We've reached the third week of the NBA season, and unlike college hoops, the offense is ahead of defense. A good portion of that has to do with the small yet significant fact that 97% of NBA players don't play defense. But at least at the early onset of this season, offensive players are taking defenders challenging at the rim a little more personally. They're attacking, and attacking with malice in their hearts. This begs the question: why is everybody dunking on everybody?
I understand that posters are a part of the game; and that they happen pretty much on a nightly basis. After all, there's a site dedicated to the meeting at the summit of the rim. But it just seems that these dunks are much more meaningful—more disrespectful. There are dunks, and then there are posters that are very rude and could end friendships. The early part of this season has had a lot of the latter—for reasons I cannot explain. I understood the mentality behind Melo's dunk because he's one of the few star players that has something to "prove." But the others...I just don't know what or why those deserved that emotional abuse. Except for...

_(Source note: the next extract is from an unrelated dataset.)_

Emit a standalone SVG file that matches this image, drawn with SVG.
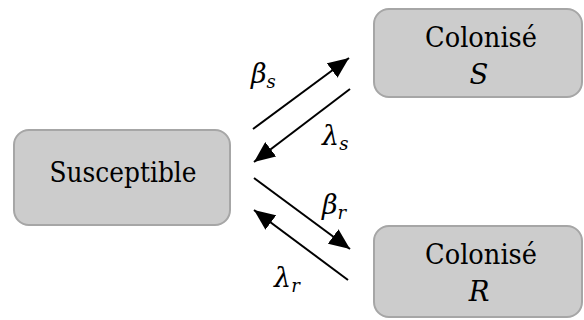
<svg xmlns="http://www.w3.org/2000/svg" width="584" height="320" viewBox="0 0 584 320">
<style>
.box{fill:#cccccc;stroke:#a6a6a6;stroke-width:2}
text{font-family:'DejaVu Serif','Liberation Serif',serif;fill:#000}
.t{font-size:27.5px;text-anchor:middle}
.it{font-style:italic}
.lab{font-style:italic;font-size:27px}
.sub{font-size:18px}
.ln{stroke:#000;stroke-width:2;fill:none;marker-end:url(#ah)}
</style>
<defs>
<marker id="ah" markerUnits="userSpaceOnUse" markerWidth="22" markerHeight="18" refX="21" refY="9" orient="auto">
<path d="M0,0 L21,9 L0,18 Z" fill="#000"/>
</marker>
</defs>
<rect width="584" height="320" fill="#fff"/>
<g id="susceptible">
<rect class="box" x="14" y="130" width="216" height="95" rx="15"/>
<text class="t" x="123" y="182" textLength="147" lengthAdjust="spacingAndGlyphs">Susceptible</text>
</g>
<g id="colonise-s">
<rect class="box" x="374" y="9" width="208" height="88" rx="15"/>
<text class="t" x="481" y="47" textLength="112" lengthAdjust="spacingAndGlyphs">Colonisé</text>
<text class="t it" x="479" y="84">S</text>
</g>
<g id="colonise-r">
<rect class="box" x="374" y="226" width="208" height="91" rx="15"/>
<text class="t" x="481" y="264" textLength="112" lengthAdjust="spacingAndGlyphs">Colonisé</text>
<text class="t it" x="479" y="301">R</text>
</g>
<g id="connectors">
<line class="ln" x1="253" y1="129" x2="349" y2="58"/>
<line class="ln" x1="350" y1="89" x2="254" y2="162"/>
<line class="ln" x1="254" y1="178" x2="350" y2="249"/>
<line class="ln" x1="348" y1="280" x2="254" y2="210"/>
</g>
<g id="labels">
<text class="lab" x="251" y="83">β<tspan class="sub" dy="5">s</tspan></text>
<text class="lab" x="322" y="145">λ<tspan class="sub" dy="5">s</tspan></text>
<text class="lab" x="322" y="214">β<tspan class="sub" dy="5">r</tspan></text>
<text class="lab" x="274" y="287">λ<tspan class="sub" dy="5">r</tspan></text>
</g>
</svg>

Mr. Varejao aka "Sideshow Bob" aka "Carlito," I know why he deserved to be dunked on by His Wadeness. He is a notorious flopper and annoyance in the paint. He routinely violates two Hoop Commandments. He's seven feet tall and takes charges instead of using his length; and always tries to take said charges when defending a fast break. That was the one time he wanted to be tall and he failed because he isn't used to it. I have no sympathy for him. You are forever in the Wade highlight reel with your feet over your head and your ridiculous hair flopping around. Take that.
I'm going to set aside a paragraph for the man with the best disc jockey name that no one can use: DJ Mbenga. Fun fact: Mbenga is well-versed in the Martial Arts. Well, I guess self-defense doesn't aid one in interior defense because highflyers are challenging him above the rim with reckless abandon. Not-so-gradually, he's becoming the new Shawn Bradley. Or, he's Dikembe Mutombo without the resume to worry about being dunked on. One has to admire his determination, but also frown on his low success rate. You can even give him the benefit of the doubt and excuse the Rudy Gay & Blake Griffin posters; seeing those two have rocket boosters in their legs and rise well above the backboard square. However, where I draw the line is when DMV product Ty Lawson rose on DJ like it was an insult for Mbenga to do even be near the rim. It wasn't quite KJ on Olajuwon, but it had the "In De Face!" factor that Iverson on Camby lacks.
These dunks—from Melo to Will Bynum—are a collective statement that interior defense is not like it used to be. Someone put Hasheem Thabeet on alert.